I’ve edited the sample post to reflect this. What do you think?
I think it may be worth providing a link about the staging environment here. https://letsencrypt.org/docs/staging-environment/ works, but I kind of want to remove the suggestion to use
--staging with Certbot in favor of
--dry-run if we’re going to be including a link to this page in the email. (If you naively use
--staging, you can end up with staging certificates installed in Apache/Nginx!)
Thanks @jsha. I like your post a lot better than mine. I’m tempted to delete all/most of my post before the email goes out in favor of people reading jsha’s. What do people think?
That’s a great idea. Can you send a PR at https://github.com/letsencrypt/website?
Thanks! I would be totally fine if you wanted to hoist my post into yours with an edit, then we could just delete mine. Feel free to do that directly.
Great. I’m going to give people on the Certbot team who worked on that post with me a brief chance to object, but if they don’t, I’ll do that.
I also wanted to add that I think this is a good idea:
I’m not sure how many people will have reusable staging authzs and how significant the increased load would be on Let’s Encrypt to disable authz reuse in staging to some degree, but I think authz reuse really negatively affects people’s ability to test here.

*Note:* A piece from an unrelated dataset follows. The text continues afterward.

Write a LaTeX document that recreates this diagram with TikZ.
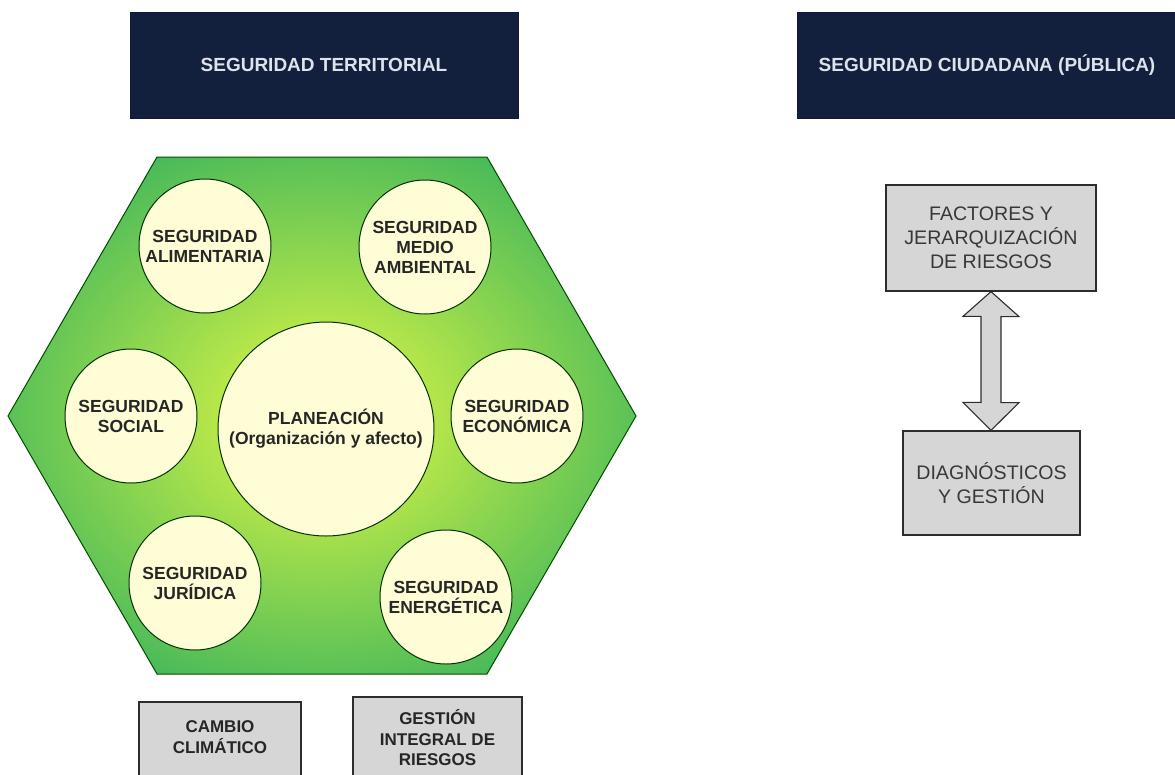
\documentclass[tikz,border=0pt]{standalone}
\usepackage{fontspec}
\setmainfont{Liberation Sans}
\usetikzlibrary{shapes.geometric}
\definecolor{navy}{RGB}{18,32,62}
\definecolor{headtext}{RGB}{222,226,234}
\definecolor{hexout}{RGB}{68,184,90}
\definecolor{hexin}{RGB}{196,236,72}
\definecolor{cream}{RGB}{255,253,214}
\definecolor{boxgray}{RGB}{214,214,214}
\definecolor{edgegray}{RGB}{45,45,45}
\pgfdeclareradialshading{hexshade}{\pgfpoint{0bp}{0bp}}{color(0bp)=(hexin); color(6bp)=(hexin); color(29bp)=(hexout); color(50bp)=(hexout)}
\tikzset{
  header/.style={rectangle, fill=navy, draw=navy!80!black, minimum width=#1, minimum height=106,
    text=headtext, font=\bfseries\fontsize{19}{22}\selectfont},
  circ/.style={ellipse, fill=cream, draw=black!80!green, line width=1, minimum width=132, minimum height=134,
    inner sep=0},
  ctext/.style={align=center, inner sep=0, font=\bfseries\fontsize{17.5}{20}\selectfont, text=black!85},
  graybox/.style={rectangle, fill=boxgray, draw=edgegray, line width=1.2},
  boxtext/.style={align=center, text=black!78, font=\fontsize{19.6}{24}\selectfont},
  boldtext/.style={align=center, text=black!85, font=\bfseries\fontsize{17}{20.5}\selectfont},
  dblarrow/.style={fill=boxgray, draw=edgegray, line width=1.1, line join=miter}
}
\begin{document}
\begin{tikzpicture}[x=1pt,y=-1pt]
\clip (0,0) rectangle (1175,774);
\fill[white] (0,0) rectangle (1175,774);

% headers
\node[header=388] (hterr) at (324,65) {SEGURIDAD TERRITORIAL};
\node[header=380] (hciud) at (987,65) {SEGURIDAD CIUDADANA (PÚBLICA)};

% hexagon
\path[draw=black!70!green, line width=1, shading=hexshade]
  (157,157) -- (487,157) -- (636,416) -- (487,674) -- (157,674) -- (8,416) -- cycle;

% circles
\node[circ, label={[ctext]center:SEGURIDAD\\ALIMENTARIA}] (alim) at (205,246) {};
\node[circ, label={[ctext]center:SEGURIDAD\\MEDIO\\AMBIENTAL}] (medio) at (425,247) {};
\node[circ, label={[ctext]center:SEGURIDAD\\SOCIAL}] (social) at (131,416) {};
\node[circ, minimum width=216, minimum height=214, label={[ctext]center:PLANEACIÓN\\(Organización y afecto)}] (plan) at (326,429) {};
\node[circ, label={[ctext]center:SEGURIDAD\\ECONÓMICA}] (econ) at (517,416) {};
\node[circ, label={[ctext]center:SEGURIDAD\\JURÍDICA}] (jur) at (195,583) {};
\node[circ, label={[ctext]center:SEGURIDAD\\ENERGÉTICA}] (ener) at (446,597) {};

% right side boxes
\node[graybox, minimum width=210, minimum height=106, boxtext] (fact) at (991,238) {FACTORES Y\\JERARQUIZACIÓN\\DE RIESGOS};
\node[graybox, minimum width=177, minimum height=104, boxtext] (diag) at (991.5,483) {DIAGNÓSTICOS\\Y GESTIÓN};

% double arrow between boxes
\coordinate (ax) at (991,0);
\coordinate (atip) at (ax |- fact.south);
\coordinate (btip) at (ax |- diag.north);
\path[dblarrow] (atip) -- ++(28,25) -- ++(-18,0) -- ++(0,86) -- ++(18,0) -- (btip)
  -- ++(-28,-28) -- ++(18,0) -- ++(0,-86) -- ++(-18,0) -- cycle;

% bottom boxes
\node[graybox, minimum width=162, minimum height=100] (cambio) at (220,752) {};
\node[boldtext] (cambiot) at (220,737) {CAMBIO\\CLIMÁTICO};
\node[graybox, minimum width=169, minimum height=100] (gest) at (437.5,747) {};
\node[boldtext] (gestt) at (437.5,738) {GESTIÓN\\INTEGRAL DE\\RIESGOS};
\end{tikzpicture}
\end{document}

With Certbot, if you test against staging but have a valid authz, all that was tested is it is possible for Certbot to set up the challenge (e.g. standalone could bind to port 80, we could modify your Apache/Nginx config, etc.). You could have bad firewall rules, your ISP is blocking port 80, etc. and you would have no idea.
I would expect other clients to have similar problems here.

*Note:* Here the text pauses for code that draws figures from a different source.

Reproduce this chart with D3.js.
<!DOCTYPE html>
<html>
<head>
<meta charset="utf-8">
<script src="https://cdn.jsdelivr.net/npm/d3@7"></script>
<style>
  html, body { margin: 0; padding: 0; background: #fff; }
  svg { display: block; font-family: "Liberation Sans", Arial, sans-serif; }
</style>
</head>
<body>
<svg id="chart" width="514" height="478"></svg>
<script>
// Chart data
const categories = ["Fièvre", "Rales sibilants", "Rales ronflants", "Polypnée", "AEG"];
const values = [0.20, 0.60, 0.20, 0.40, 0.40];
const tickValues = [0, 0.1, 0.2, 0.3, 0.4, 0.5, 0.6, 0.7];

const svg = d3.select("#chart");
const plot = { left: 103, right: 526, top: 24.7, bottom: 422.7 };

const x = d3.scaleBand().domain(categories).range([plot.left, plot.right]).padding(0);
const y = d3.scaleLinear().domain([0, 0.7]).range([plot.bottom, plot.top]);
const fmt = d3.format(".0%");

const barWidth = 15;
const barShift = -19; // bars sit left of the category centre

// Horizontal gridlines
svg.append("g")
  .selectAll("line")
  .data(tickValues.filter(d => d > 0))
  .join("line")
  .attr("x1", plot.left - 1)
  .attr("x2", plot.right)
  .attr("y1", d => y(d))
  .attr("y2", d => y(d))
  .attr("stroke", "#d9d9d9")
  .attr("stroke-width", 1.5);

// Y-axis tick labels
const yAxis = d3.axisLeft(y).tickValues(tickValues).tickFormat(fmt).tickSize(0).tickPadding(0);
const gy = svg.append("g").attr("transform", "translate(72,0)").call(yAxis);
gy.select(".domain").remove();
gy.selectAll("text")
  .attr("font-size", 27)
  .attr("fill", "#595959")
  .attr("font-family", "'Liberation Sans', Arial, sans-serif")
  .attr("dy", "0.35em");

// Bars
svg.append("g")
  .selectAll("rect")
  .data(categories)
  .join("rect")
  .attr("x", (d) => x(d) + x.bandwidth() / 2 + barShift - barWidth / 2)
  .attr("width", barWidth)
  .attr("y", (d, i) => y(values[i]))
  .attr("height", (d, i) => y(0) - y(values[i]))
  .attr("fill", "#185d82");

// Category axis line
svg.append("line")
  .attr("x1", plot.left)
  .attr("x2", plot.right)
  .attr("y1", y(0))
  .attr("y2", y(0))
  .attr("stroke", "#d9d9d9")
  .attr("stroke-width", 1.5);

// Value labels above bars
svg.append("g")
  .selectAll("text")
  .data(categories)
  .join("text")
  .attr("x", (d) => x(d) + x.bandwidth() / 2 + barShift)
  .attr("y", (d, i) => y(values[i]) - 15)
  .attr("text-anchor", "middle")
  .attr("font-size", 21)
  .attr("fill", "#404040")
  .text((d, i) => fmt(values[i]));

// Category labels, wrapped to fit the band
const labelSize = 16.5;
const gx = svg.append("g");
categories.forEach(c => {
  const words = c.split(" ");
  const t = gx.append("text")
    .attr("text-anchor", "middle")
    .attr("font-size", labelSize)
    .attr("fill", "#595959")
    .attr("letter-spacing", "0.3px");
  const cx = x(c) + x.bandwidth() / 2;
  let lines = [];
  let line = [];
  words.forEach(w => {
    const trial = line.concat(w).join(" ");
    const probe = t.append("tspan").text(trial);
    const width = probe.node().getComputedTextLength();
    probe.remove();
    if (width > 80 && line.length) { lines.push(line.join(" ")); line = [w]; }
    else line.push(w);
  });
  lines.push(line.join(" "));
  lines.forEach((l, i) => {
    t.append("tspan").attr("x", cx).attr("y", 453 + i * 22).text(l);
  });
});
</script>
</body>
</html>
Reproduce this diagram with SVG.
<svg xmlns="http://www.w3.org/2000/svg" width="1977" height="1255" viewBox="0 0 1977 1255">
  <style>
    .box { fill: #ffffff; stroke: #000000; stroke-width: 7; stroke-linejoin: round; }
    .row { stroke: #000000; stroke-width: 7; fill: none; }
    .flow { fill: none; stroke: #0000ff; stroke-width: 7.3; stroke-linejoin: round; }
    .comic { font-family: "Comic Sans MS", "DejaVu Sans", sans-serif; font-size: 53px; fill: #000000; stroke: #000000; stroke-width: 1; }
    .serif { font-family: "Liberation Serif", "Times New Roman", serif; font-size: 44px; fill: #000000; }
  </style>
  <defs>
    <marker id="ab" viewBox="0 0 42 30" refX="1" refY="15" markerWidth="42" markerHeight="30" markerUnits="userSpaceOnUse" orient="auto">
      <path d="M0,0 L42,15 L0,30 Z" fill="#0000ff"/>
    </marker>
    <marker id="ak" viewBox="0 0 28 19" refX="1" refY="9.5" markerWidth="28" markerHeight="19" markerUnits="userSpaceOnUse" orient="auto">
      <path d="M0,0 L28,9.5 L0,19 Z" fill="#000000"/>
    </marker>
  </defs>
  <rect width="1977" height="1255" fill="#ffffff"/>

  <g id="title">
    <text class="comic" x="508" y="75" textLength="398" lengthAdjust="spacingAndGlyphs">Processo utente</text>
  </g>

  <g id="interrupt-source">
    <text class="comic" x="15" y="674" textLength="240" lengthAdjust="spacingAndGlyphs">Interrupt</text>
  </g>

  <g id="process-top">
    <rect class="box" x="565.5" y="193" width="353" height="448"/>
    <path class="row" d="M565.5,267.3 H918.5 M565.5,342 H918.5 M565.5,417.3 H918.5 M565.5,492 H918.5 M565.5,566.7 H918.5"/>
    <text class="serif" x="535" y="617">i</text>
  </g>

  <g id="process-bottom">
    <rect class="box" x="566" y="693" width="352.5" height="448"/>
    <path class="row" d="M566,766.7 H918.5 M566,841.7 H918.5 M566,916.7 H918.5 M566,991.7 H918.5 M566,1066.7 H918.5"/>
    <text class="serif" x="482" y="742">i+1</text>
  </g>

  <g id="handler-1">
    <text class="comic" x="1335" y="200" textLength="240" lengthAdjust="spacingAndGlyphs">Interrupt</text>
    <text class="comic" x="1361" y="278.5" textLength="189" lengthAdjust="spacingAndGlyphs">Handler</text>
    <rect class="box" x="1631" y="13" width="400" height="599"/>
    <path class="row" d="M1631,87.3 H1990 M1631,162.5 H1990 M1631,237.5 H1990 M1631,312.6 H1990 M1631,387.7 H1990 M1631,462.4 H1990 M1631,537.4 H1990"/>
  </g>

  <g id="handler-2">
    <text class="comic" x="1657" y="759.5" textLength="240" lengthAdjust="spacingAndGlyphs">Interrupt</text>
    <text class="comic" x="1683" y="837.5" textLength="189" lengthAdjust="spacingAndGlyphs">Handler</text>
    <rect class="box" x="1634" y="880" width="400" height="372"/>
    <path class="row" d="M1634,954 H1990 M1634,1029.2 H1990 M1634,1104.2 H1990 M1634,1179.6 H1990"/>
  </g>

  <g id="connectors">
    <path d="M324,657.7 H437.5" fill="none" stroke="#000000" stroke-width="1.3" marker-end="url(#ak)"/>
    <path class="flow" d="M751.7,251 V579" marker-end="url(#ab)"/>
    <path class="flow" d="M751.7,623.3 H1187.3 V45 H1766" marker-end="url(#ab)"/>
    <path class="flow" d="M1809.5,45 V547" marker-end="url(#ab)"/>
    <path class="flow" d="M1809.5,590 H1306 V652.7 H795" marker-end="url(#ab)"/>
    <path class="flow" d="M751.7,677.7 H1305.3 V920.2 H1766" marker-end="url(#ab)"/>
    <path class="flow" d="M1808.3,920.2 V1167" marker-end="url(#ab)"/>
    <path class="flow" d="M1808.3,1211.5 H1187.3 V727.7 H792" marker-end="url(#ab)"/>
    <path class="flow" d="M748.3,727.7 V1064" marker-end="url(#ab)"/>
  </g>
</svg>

Yep, we’ve disabled authz reuse in staging as of today.
I’m not seeing it yet. I did a
--dry-run on a certificate, and then I issued two staging certificates for a new hostname, and it still did normal authz reuse.
--dry-run‘s authzs’ original order was:
You’re right. I saw your comment and double checked myself and saw the same results. I checked the V1 API as well and it had the intended effect there. I filed a bug to fix the ACME v2 valid authz reuse: https://github.com/letsencrypt/boulder/issues/4026
Hopefully the majority of people using TLS-SNI-01 with staging are using ACME v1 in the meantime.
Thanks again for flagging this @mnordhoff!
Quick update here: We deployed a fix outside of the usual cycle to make sure this was addressed. The staging environment is now properly not reusing valid authorizations for both the V1 and the V2 API.
I’ve updated the draft post, mainly to make this sentence simpler and clearer:
TLS-SNI-01 validation in the production environment is reaching end-of-life. It will stop working temporarily on February 13th, 2019, and permanently on March 13th 2019. Any certificates issued before then will continue to work for 90 days after their issuance date.
(It used to try and explain how to check your certificate’s NotAfter date from browser developer tools).
I also added a link for staging.
Heads up: This second round of emails will start going out today. We’ll be spacing them out slowly just in case someone reports a significant last-minute problem.
We hit a snag with the email sending yesterday but we’ve restarted it today.